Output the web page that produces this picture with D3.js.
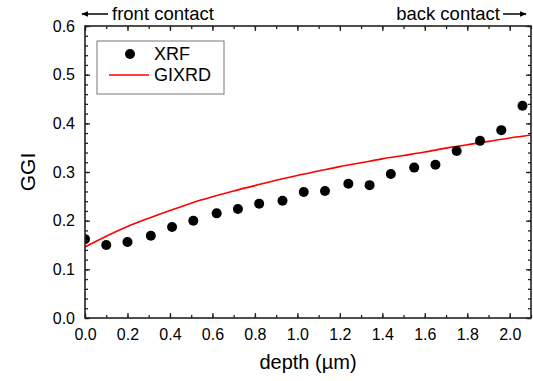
.....
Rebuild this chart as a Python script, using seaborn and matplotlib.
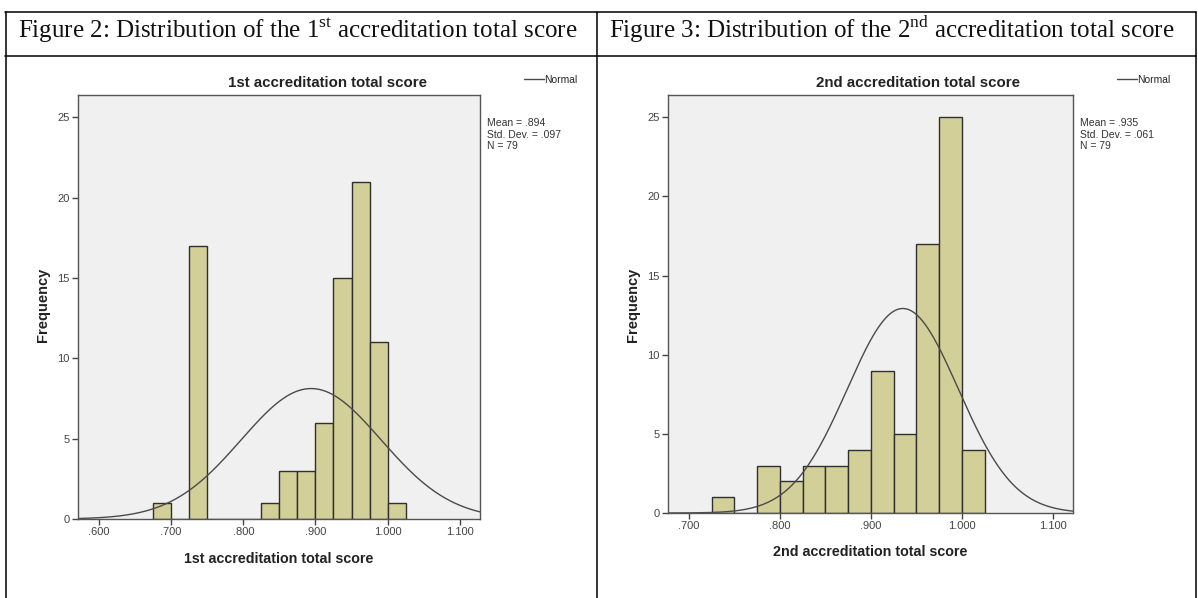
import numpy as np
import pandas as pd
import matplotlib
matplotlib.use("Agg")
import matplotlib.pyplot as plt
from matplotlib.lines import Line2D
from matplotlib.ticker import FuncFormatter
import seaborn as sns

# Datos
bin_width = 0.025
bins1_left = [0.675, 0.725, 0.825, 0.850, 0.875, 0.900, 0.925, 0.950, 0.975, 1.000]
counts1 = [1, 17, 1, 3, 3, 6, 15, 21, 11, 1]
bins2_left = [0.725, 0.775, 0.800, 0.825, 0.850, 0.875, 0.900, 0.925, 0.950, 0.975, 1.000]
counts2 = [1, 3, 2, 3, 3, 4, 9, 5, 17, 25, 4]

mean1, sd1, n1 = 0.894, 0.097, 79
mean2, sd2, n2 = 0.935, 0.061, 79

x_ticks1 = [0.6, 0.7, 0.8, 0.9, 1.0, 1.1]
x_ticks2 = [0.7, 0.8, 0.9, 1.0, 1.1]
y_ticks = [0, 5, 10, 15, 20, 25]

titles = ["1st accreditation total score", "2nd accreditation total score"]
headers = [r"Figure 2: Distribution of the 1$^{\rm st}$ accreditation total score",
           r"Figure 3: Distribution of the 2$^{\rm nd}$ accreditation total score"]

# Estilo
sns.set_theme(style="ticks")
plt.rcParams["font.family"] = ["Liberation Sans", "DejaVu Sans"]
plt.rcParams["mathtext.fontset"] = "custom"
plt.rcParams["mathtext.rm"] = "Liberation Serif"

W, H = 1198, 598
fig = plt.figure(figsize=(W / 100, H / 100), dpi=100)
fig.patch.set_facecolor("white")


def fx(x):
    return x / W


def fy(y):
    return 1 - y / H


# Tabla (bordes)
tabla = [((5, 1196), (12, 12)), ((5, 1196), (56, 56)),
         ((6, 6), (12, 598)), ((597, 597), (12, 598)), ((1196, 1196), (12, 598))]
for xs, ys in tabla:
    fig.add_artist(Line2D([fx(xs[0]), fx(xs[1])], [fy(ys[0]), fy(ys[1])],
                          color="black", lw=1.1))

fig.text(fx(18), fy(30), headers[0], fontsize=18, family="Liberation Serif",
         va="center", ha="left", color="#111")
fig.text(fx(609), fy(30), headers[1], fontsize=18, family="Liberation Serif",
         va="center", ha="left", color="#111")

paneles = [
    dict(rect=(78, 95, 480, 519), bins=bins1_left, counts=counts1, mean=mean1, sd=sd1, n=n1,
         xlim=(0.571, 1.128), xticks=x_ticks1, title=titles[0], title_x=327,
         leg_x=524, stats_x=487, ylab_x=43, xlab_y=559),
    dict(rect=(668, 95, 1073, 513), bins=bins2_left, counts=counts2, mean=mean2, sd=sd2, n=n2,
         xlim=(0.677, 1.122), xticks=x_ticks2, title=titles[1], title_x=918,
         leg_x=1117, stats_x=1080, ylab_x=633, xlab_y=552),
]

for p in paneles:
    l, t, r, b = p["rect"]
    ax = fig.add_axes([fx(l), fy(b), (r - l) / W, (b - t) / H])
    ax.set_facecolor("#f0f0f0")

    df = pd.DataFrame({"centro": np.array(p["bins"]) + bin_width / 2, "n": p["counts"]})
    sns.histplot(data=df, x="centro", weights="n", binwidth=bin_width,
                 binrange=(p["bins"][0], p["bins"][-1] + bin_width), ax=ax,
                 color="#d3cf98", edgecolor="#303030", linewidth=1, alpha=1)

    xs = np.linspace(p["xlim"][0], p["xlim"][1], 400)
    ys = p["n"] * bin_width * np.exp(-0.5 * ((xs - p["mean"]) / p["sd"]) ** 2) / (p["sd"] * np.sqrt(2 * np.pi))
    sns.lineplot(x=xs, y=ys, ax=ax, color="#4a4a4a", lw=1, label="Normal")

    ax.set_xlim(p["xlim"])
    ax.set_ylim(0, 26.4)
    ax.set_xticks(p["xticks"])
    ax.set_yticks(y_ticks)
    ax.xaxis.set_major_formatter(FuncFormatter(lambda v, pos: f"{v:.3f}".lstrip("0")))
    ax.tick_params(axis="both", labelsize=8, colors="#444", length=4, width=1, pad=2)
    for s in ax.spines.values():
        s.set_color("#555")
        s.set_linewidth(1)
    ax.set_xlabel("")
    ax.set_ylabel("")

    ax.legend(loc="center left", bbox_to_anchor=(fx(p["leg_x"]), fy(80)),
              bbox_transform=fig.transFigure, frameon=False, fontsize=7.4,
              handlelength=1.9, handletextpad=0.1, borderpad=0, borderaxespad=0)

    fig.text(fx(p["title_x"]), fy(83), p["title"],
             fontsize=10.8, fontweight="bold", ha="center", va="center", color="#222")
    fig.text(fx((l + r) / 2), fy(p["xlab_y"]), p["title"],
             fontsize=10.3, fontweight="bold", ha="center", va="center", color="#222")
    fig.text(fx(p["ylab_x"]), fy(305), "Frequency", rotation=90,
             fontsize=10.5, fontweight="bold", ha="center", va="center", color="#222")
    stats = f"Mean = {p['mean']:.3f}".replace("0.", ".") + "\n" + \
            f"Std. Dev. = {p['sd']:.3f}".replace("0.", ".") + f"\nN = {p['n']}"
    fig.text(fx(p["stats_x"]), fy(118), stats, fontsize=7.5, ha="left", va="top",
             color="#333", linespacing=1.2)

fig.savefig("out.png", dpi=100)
.....
• [WHAT TO PRODUCE]:
Your task is to quote, unchanged, only the lines from the line bearing "Rebuild this chart" through the line bearing "3: Distribution of"; the pictures are not part of the copy.

• [OUTPUT]:
Rebuild this chart as a Python script, using seaborn and matplotlib.
import numpy as np
import pandas as pd
import matplotlib
matplotlib.use("Agg")
import matplotlib.pyplot as plt
from matplotlib.lines import Line2D
from matplotlib.ticker import FuncFormatter
import seaborn as sns

# Datos
bin_width = 0.025
bins1_left = [0.675, 0.725, 0.825, 0.850, 0.875, 0.900, 0.925, 0.950, 0.975, 1.000]
counts1 = [1, 17, 1, 3, 3, 6, 15, 21, 11, 1]
bins2_left = [0.725, 0.775, 0.800, 0.825, 0.850, 0.875, 0.900, 0.925, 0.950, 0.975, 1.000]
counts2 = [1, 3, 2, 3, 3, 4, 9, 5, 17, 25, 4]

mean1, sd1, n1 = 0.894, 0.097, 79
mean2, sd2, n2 = 0.935, 0.061, 79

x_ticks1 = [0.6, 0.7, 0.8, 0.9, 1.0, 1.1]
x_ticks2 = [0.7, 0.8, 0.9, 1.0, 1.1]
y_ticks = [0, 5, 10, 15, 20, 25]

titles = ["1st accreditation total score", "2nd accreditation total score"]
headers = [r"Figure 2: Distribution of the 1$^{\rm st}$ accreditation total score",
           r"Figure 3: Distribution of the 2$^{\rm nd}$ accreditation total score"]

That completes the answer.